The problem: Your task is to copy the listing exactly, with the pictures left out.

** begin Provided data **

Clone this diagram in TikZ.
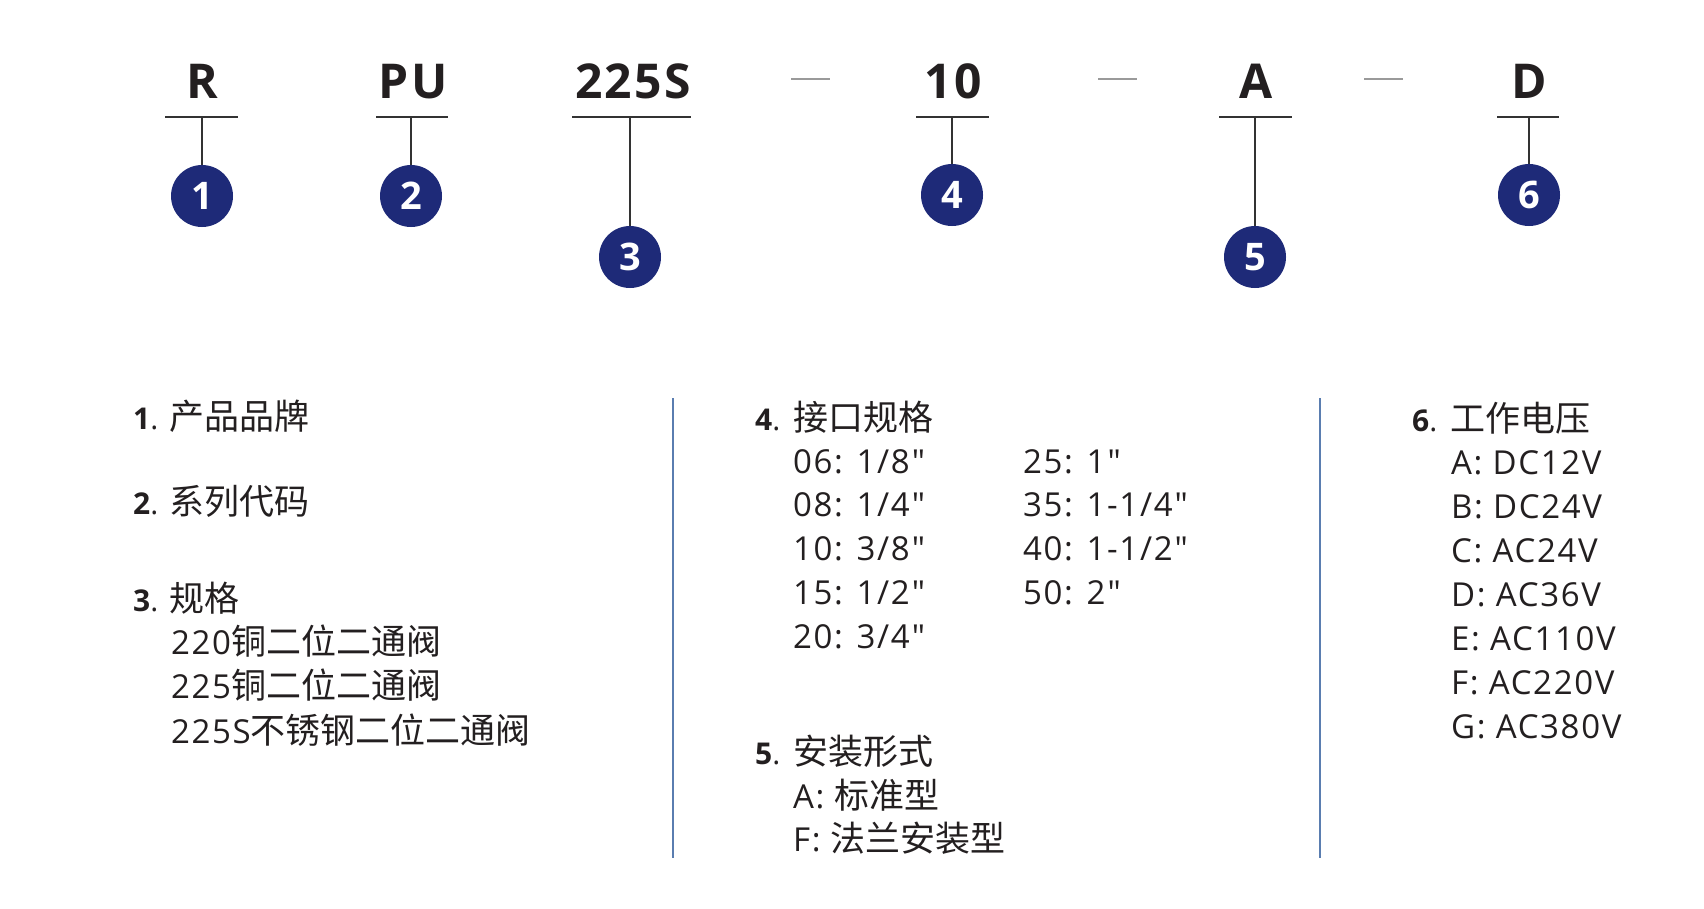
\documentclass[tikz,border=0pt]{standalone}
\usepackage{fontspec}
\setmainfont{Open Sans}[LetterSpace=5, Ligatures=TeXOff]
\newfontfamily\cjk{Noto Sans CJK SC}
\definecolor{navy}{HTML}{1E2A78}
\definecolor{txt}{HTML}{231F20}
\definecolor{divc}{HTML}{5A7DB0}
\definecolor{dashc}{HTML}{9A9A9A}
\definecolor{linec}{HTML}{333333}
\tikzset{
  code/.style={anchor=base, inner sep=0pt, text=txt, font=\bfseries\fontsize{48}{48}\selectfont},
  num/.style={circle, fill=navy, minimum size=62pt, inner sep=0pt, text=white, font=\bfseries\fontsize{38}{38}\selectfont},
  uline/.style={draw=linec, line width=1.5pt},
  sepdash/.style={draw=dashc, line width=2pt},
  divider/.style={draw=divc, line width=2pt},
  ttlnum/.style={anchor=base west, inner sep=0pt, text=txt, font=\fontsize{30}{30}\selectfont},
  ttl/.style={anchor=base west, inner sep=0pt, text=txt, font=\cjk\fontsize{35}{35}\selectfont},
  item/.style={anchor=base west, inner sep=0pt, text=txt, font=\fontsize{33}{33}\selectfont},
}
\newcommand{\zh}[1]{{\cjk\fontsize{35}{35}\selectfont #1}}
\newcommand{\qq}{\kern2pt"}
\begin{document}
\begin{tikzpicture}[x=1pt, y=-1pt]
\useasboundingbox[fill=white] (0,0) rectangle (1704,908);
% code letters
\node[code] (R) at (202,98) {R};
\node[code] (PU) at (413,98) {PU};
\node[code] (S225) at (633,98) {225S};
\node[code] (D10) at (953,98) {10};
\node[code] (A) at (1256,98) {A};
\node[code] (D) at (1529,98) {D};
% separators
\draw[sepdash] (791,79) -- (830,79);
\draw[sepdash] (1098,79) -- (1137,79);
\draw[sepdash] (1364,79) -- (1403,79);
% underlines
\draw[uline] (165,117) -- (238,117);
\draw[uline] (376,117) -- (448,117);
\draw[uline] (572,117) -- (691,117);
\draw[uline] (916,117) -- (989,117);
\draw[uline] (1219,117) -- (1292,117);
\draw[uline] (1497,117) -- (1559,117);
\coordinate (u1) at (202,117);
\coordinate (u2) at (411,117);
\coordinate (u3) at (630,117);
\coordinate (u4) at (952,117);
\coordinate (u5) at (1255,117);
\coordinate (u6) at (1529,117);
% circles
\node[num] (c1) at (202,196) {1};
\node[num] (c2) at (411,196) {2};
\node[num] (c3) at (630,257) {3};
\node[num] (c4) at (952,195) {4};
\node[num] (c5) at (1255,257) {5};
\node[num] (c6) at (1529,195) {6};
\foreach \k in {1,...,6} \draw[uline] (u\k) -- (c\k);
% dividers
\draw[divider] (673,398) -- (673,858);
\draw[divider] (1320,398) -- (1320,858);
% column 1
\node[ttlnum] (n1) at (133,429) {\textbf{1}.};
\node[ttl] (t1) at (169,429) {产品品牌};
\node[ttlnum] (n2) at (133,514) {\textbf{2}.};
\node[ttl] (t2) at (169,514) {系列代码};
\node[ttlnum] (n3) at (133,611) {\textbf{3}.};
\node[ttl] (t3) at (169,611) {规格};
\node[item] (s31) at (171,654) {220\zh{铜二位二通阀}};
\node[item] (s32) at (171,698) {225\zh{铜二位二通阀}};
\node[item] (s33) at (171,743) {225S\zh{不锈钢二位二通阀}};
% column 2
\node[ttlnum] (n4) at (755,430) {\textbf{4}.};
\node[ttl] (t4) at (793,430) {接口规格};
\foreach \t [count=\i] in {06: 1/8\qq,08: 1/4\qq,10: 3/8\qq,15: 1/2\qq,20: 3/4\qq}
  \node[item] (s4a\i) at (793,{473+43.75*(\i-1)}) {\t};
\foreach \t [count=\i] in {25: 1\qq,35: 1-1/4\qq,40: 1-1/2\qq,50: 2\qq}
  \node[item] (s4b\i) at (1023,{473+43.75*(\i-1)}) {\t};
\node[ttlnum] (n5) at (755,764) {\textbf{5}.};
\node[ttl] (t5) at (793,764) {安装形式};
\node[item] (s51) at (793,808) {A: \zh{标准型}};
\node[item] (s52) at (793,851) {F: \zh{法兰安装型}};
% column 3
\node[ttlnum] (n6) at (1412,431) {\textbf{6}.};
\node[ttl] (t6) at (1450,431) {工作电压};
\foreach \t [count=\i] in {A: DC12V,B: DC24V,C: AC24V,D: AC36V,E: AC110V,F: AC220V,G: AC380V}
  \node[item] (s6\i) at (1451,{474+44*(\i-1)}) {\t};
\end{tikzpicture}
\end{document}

** end Provided data **

Result of the task:
Clone this diagram in TikZ.
\documentclass[tikz,border=0pt]{standalone}
\usepackage{fontspec}
\setmainfont{Open Sans}[LetterSpace=5, Ligatures=TeXOff]
\newfontfamily\cjk{Noto Sans CJK SC}
\definecolor{navy}{HTML}{1E2A78}
\definecolor{txt}{HTML}{231F20}
\definecolor{divc}{HTML}{5A7DB0}
\definecolor{dashc}{HTML}{9A9A9A}
\definecolor{linec}{HTML}{333333}
\tikzset{
  code/.style={anchor=base, inner sep=0pt, text=txt, font=\bfseries\fontsize{48}{48}\selectfont},
  num/.style={circle, fill=navy, minimum size=62pt, inner sep=0pt, text=white, font=\bfseries\fontsize{38}{38}\selectfont},
  uline/.style={draw=linec, line width=1.5pt},
  sepdash/.style={draw=dashc, line width=2pt},
  divider/.style={draw=divc, line width=2pt},
  ttlnum/.style={anchor=base west, inner sep=0pt, text=txt, font=\fontsize{30}{30}\selectfont},
  ttl/.style={anchor=base west, inner sep=0pt, text=txt, font=\cjk\fontsize{35}{35}\selectfont},
  item/.style={anchor=base west, inner sep=0pt, text=txt, font=\fontsize{33}{33}\selectfont},
}
\newcommand{\zh}[1]{{\cjk\fontsize{35}{35}\selectfont #1}}
\newcommand{\qq}{\kern2pt"}
\begin{document}
\begin{tikzpicture}[x=1pt, y=-1pt]
\useasboundingbox[fill=white] (0,0) rectangle (1704,908);
% code letters
\node[code] (R) at (202,98) {R};
\node[code] (PU) at (413,98) {PU};
\node[code] (S225) at (633,98) {225S};
\node[code] (D10) at (953,98) {10};
\node[code] (A) at (1256,98) {A};
\node[code] (D) at (1529,98) {D};
% separators
\draw[sepdash] (791,79) -- (830,79);
\draw[sepdash] (1098,79) -- (1137,79);
\draw[sepdash] (1364,79) -- (1403,79);
% underlines
\draw[uline] (165,117) -- (238,117);
\draw[uline] (376,117) -- (448,117);
\draw[uline] (572,117) -- (691,117);
\draw[uline] (916,117) -- (989,117);
\draw[uline] (1219,117) -- (1292,117);
\draw[uline] (1497,117) -- (1559,117);
\coordinate (u1) at (202,117);
\coordinate (u2) at (411,117);
\coordinate (u3) at (630,117);
\coordinate (u4) at (952,117);
\coordinate (u5) at (1255,117);
\coordinate (u6) at (1529,117);
% circles
\node[num] (c1) at (202,196) {1};
\node[num] (c2) at (411,196) {2};
\node[num] (c3) at (630,257) {3};
\node[num] (c4) at (952,195) {4};
\node[num] (c5) at (1255,257) {5};
\node[num] (c6) at (1529,195) {6};
\foreach \k in {1,...,6} \draw[uline] (u\k) -- (c\k);
% dividers
\draw[divider] (673,398) -- (673,858);
\draw[divider] (1320,398) -- (1320,858);
% column 1
\node[ttlnum] (n1) at (133,429) {\textbf{1}.};
\node[ttl] (t1) at (169,429) {产品品牌};
\node[ttlnum] (n2) at (133,514) {\textbf{2}.};
\node[ttl] (t2) at (169,514) {系列代码};
\node[ttlnum] (n3) at (133,611) {\textbf{3}.};
\node[ttl] (t3) at (169,611) {规格};
\node[item] (s31) at (171,654) {220\zh{铜二位二通阀}};
\node[item] (s32) at (171,698) {225\zh{铜二位二通阀}};
\node[item] (s33) at (171,743) {225S\zh{不锈钢二位二通阀}};
% column 2
\node[ttlnum] (n4) at (755,430) {\textbf{4}.};
\node[ttl] (t4) at (793,430) {接口规格};
\foreach \t [count=\i] in {06: 1/8\qq,08: 1/4\qq,10: 3/8\qq,15: 1/2\qq,20: 3/4\qq}
  \node[item] (s4a\i) at (793,{473+43.75*(\i-1)}) {\t};
\foreach \t [count=\i] in {25: 1\qq,35: 1-1/4\qq,40: 1-1/2\qq,50: 2\qq}
  \node[item] (s4b\i) at (1023,{473+43.75*(\i-1)}) {\t};
\node[ttlnum] (n5) at (755,764) {\textbf{5}.};
\node[ttl] (t5) at (793,764) {安装形式};
\node[item] (s51) at (793,808) {A: \zh{标准型}};
\node[item] (s52) at (793,851) {F: \zh{法兰安装型}};
% column 3
\node[ttlnum] (n6) at (1412,431) {\textbf{6}.};
\node[ttl] (t6) at (1450,431) {工作电压};
\foreach \t [count=\i] in {A: DC12V,B: DC24V,C: AC24V,D: AC36V,E: AC110V,F: AC220V,G: AC380V}
  \node[item] (s6\i) at (1451,{474+44*(\i-1)}) {\t};
\end{tikzpicture}
\end{document}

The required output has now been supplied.